The Single-Use Plastics Directive targets products that are frequently littered and difficult to recycle, such as certain food containers, cutlery, straws, and lightweight carrier bags. For packaging manufacturers and brand owners, this has triggered a rapid shift away from non-recyclable or hard-to-recycle materials towards mono-material solutions, paper-based alternatives, and reusable packaging systems. Restrictions and bans on specific items are complemented by design requirements and recycled content targets that raise the bar for what counts as acceptable packaging.

These changes force companies to re-examine packaging not only from a cost and branding perspective but also through the lens of recyclability and resource efficiency. For instance, eliminating multi-layer plastic films that impede recycling may require innovation in barrier coatings or alternative preservation technologies. Many firms are discovering that moving towards standardised, recyclable formats can simplify logistics and reduce material complexity across product lines. In effect, the Directive acts as a catalyst, pushing packaging industries to align product design with the capabilities and needs of modern recycling systems.

Technological innovation accelerated by environmental mandates

Across industrial sectors, environmental mandates are increasingly acting as a powerful accelerator for technological innovation.

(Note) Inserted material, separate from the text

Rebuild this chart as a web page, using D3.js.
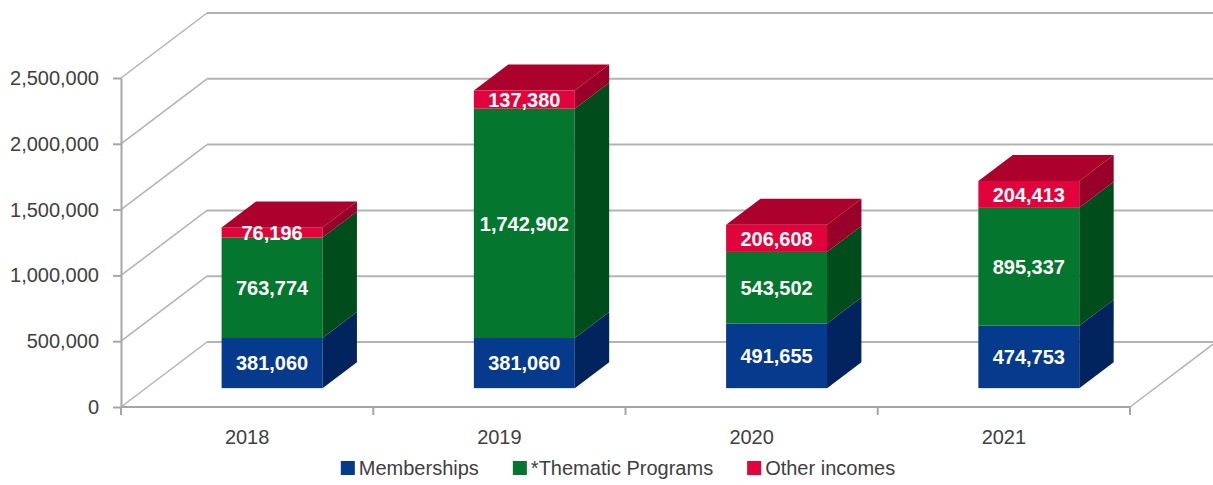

When regulations set clear, ambitious performance targets—such as near-zero emissions, high recycling rates, or strict pollution thresholds—they create predictable demand for new solutions. Companies that might otherwise defer investment in cleaner technologies find that non-compliance risk and market expectations make innovation a strategic necessity, not an optional extra. In many cases, we see that the cost of inaction, measured in penalties and lost market access, now exceeds the cost of adopting advanced technologies.

Innovation in this context is not limited to end-of-pipe treatments. It encompasses process intensification, digital monitoring, artificial intelligence for predictive maintenance, and entirely new business models such as product-as-a-service. For example, sensors and industrial internet-of-things platforms enable real-time tracking of emissions and resource use, helping operators optimise processes to stay within permit limits while reducing energy consumption. As regulatory frameworks continue to evolve—tightening standards, expanding product coverage, and introducing lifecycle-based requirements—industrial sectors that embed continuous innovation into their operations will be best positioned to thrive in a carbon- and resource-constrained world.